Ia mencontohkan, dari data yang didapatkannya di lapangan, sejumlah sekolah dasar di Kota Malang bahkan mematok dana pengembangan pendidikan hingga Rp 40 juta, sedangkan Taman Kanak-kanak antara Rp 10 juta hingga Rp 15 juta.
Hal ini juga terjadi di level pendidikan tinggi, namun dalam skala yang lebih besar. Djoko menjelaskan bahwa sebagai Perguruan Tinggi Negeri Berbadan Hukum (PTN BH), perguruan tinggi kini dianggap setara dengan korporasi.
“Khusus pendidikan tinggi, bukan hanya komersialisasi tetapi telah masuk tahap bisnis pendidikan,” kata Guru Besar Pendidikan dan Sastra Indonesia Universitas Negeri Malang tersebut dalam orasi budaya di Festival Literasi di Toko Buku Togamas.
Salah satu contohnya adalah menjamurnya Fakultas Kedokteran yang sering dianggap sebagai sumber uang. Saat ini, dari tiga universitas negeri di Kota Malang seluruhnya telah memiliki fakultas kedokteran. Pun juga beberapa universitas swasta di Kota Malang ini telah memiliki fakultas kedokteran.
“Benih pertama ekonomi masuk dalam dunia pendidikan,” katanya.
Djoko juga mengkritisi bahwa perguruan tinggi saat ini sering dianggap tidak kompeten jika tidak sesuai dengan kebutuhan industri, sehingga dibentuklah akreditasi yang berkaitan dengan penjaminan mutu. Akibatnya, proses pendidikan sering diibaratkan sebagai pabrik yang mengabaikan humanitas dan toleransi.
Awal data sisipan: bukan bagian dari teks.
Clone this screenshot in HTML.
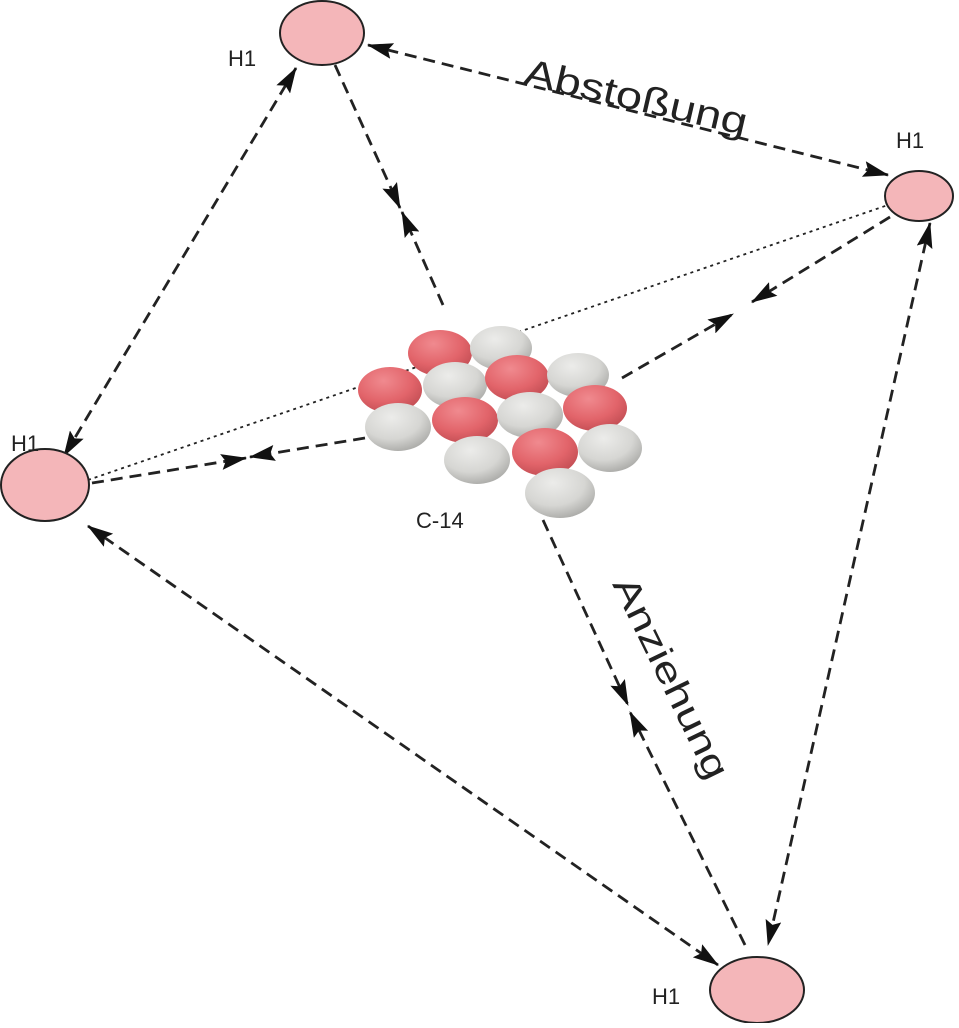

Djoko menyoroti perlunya reformasi dalam sistem pendidikan agar kembali ke tujuan utamanya yaitu mencerdaskan kehidupan bangsa dan membentuk manusia yang merdeka.
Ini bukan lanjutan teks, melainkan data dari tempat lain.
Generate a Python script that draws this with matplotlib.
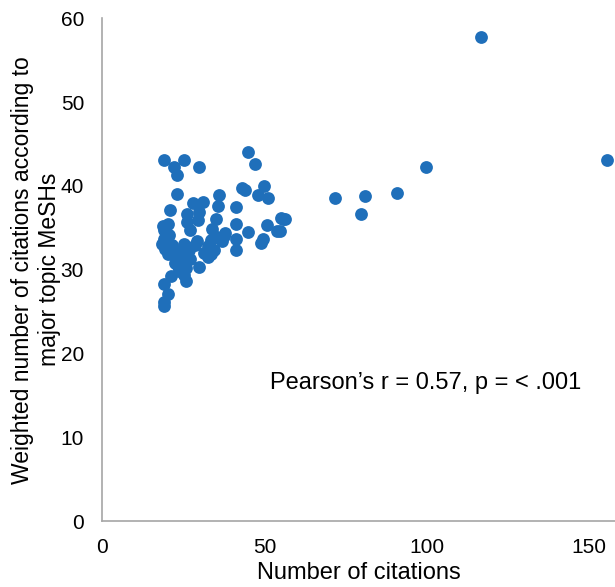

“Kita jauh dari cita-cita Bapak Pendidikan Nasional jika pendidikan hanya membentuk manusia yang merdeka, pendidikan harus mencerdaskan kehidupan bangsa,” ujar Djoko.
Ia menyebut bahwa sesuai dengan Undang-Undang Sistem Pendidikan Nasional (UU Sisdiknas), pendidikan seharusnya ditanggung bersama oleh negara, orang tua, dan masyarakat. Namun saat ini, ia menilai pendidikan lebih sering dilihat sebagai barang dagangan dan ekonomi.
Menurutnya, meskipun alokasi anggaran pendidikan ditetapkan sebesar 20 persen, dari total Rp655 triliun hanya Rp98,9 triliun yang disalurkan ke Kementerian Pendidikan, Riset, dan Teknologi. Sisanya mengalir ke berbagai kementerian dan lembaga lainnya.
“Belum ada pemerintah daerah yang mengalokasikan dana 20 persen untuk pendidikan. Rata-rata hanya 10-11 persen dengan berbagai siasat,” ujarnya.